**Exercise description:**
Everything from the first line down to the line containing "from matplotlib.lines import Line2D" is to be retyped exactly, both ends included, with pictures left out.

**** Provided material ****

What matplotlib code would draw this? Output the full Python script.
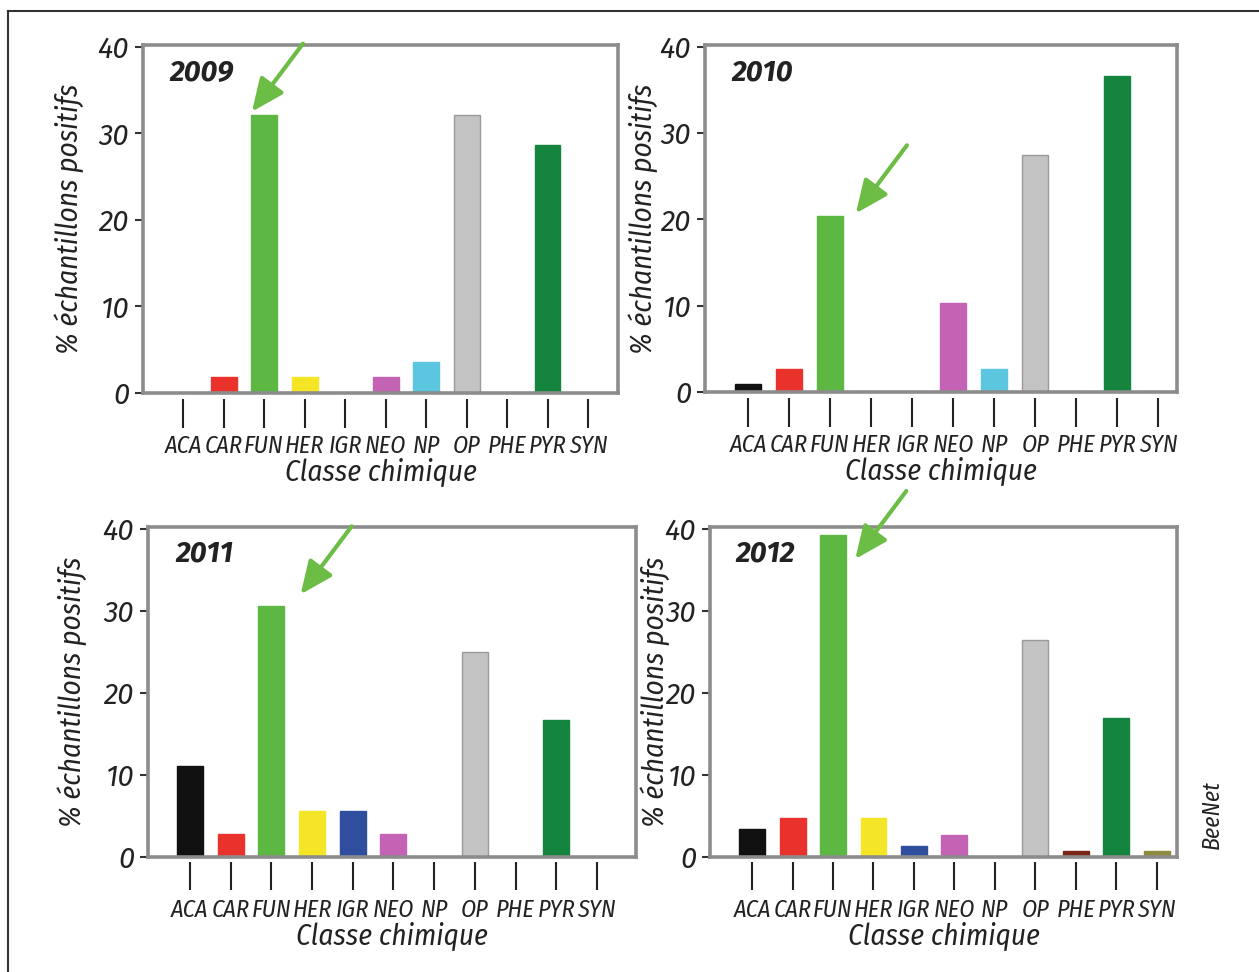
import matplotlib
matplotlib.use('Agg')
import matplotlib.pyplot as plt
from matplotlib.lines import Line2D

# données : % d'échantillons positifs par classe chimique
classes = ['ACA', 'CAR', 'FUN', 'HER', 'IGR', 'NEO', 'NP', 'OP', 'PHE', 'PYR', 'SYN']
bar_colors = ['#111111', '#e8322b', '#5cb843', '#f4e626', '#2f4f9e', '#c462b4',
              '#5cc6e0', '#c3c3c3', '#7a2516', '#14843f', '#8c8a3c']
years = ['2009', '2010', '2011', '2012']
pct_2009 = [0, 1.8, 32.1, 1.8, 0, 1.8, 3.6, 32.1, 0, 28.6, 0]
pct_2010 = [0.9, 2.7, 20.4, 0, 0, 10.3, 2.7, 27.4, 0, 36.6, 0]
pct_2011 = [11.1, 2.8, 30.6, 5.6, 5.6, 2.8, 0, 25.0, 0, 16.7, 0]
pct_2012 = [3.4, 4.7, 39.2, 4.7, 1.4, 2.7, 0, 26.4, 0.7, 16.9, 0.7]
yticks = [0, 10, 20, 30, 40]

W, H = 1259, 972
narrow = ['Fira Sans Condensed', 'DejaVu Sans']
wide = ['Fira Sans', 'DejaVu Sans']
txt_col = '#222222'
spine_col = '#8c8c8c'
arrow_col = '#6cbd45'

fig = plt.figure(figsize=(W / 100, H / 100), dpi=100)

# cadre extérieur
fig.add_artist(Line2D([8 / W, 8 / W], [0, 1 - 11 / H], color='#333333', lw=1.5))
fig.add_artist(Line2D([8 / W, 1], [1 - 11 / H, 1 - 11 / H], color='#333333', lw=1.5))

# (gauche, haut, droite, bas) en pixels, xlim, position ylabel, pointe de flèche
layout = [
    ((143, 45, 618, 393), (-0.99, 10.74), -0.125, (-0.3, 0.4)),
    ((705, 45, 1177, 392), (-1.05, 10.46), -0.100, (0.63, 0.3)),
    ((148, 527, 636, 857), (-1.03, 10.96), -0.125, (0.72, 1.4)),
    ((710, 527, 1177, 857), (-1.04, 10.50), -0.085, (0.55, -2.9)),
]
series = [pct_2009, pct_2010, pct_2011, pct_2012]

for year, values, (box, xlim, ylab_x, head) in zip(years, series, layout):
    l, t, r, b = box
    ax = fig.add_axes([l / W, 1 - b / H, (r - l) / W, (b - t) / H])
    x = list(range(len(classes)))
    edges = ['#9a9a9a' if c == '#c3c3c3' else c for c in bar_colors]
    ax.bar(x, values, width=0.64, color=bar_colors, edgecolor=edges, linewidth=1)

    ax.set_xlim(*xlim)
    ax.set_ylim(0, 40.2)
    for s in ax.spines.values():
        s.set_color(spine_col)
        s.set_linewidth(2.6)

    ax.set_yticks(yticks)
    ax.set_yticklabels([str(v) for v in yticks], fontfamily=wide,
                       fontstyle='italic', fontsize=21, color=txt_col)
    ax.tick_params(axis='y', length=6, width=1.5, color='#333333', pad=4)

    ax.set_xticks(x)
    ax.set_xticklabels(classes, fontfamily=narrow, fontstyle='italic',
                       fontsize=17.5, color=txt_col)
    ax.tick_params(axis='x', length=0, pad=30)
    # traits de graduation détachés de l'axe
    ax.vlines(x, -0.10, -0.016, transform=ax.get_xaxis_transform(),
              colors=txt_col, lw=1.5, clip_on=False)

    ax.set_xlabel('Classe chimique', fontfamily=narrow, fontstyle='italic',
                  fontsize=21, color=txt_col, labelpad=0)
    ax.set_ylabel('% échantillons positifs', fontfamily=narrow,
                  fontstyle='italic', fontsize=21, color=txt_col)
    ax.yaxis.set_label_coords(ylab_x, 0.5)

    ax.text(0.055, 0.92, year, transform=ax.transAxes, fontsize=21,
            fontfamily=wide, fontweight='bold', fontstyle='italic',
            color=txt_col, ha='left', va='center')

    fun = classes.index('FUN')
    ax.annotate('', xy=(fun + head[0], values[fun] + head[1]),
                xytext=(51, 68), textcoords='offset pixels',
                annotation_clip=False,
                arrowprops=dict(arrowstyle='-|>,head_length=0.5,head_width=0.22',
                                mutation_scale=40, color=arrow_col, lw=3,
                                shrinkA=0, shrinkB=0))

fig.text(1212 / W, 1 - 815 / H, 'BeeNet', rotation=90, fontfamily=narrow,
         fontstyle='italic', fontsize=17, color=txt_col, ha='center', va='center')

fig.savefig('out.png', dpi=100)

****

**Complete response:**
What matplotlib code would draw this? Output the full Python script.
import matplotlib
matplotlib.use('Agg')
import matplotlib.pyplot as plt
from matplotlib.lines import Line2D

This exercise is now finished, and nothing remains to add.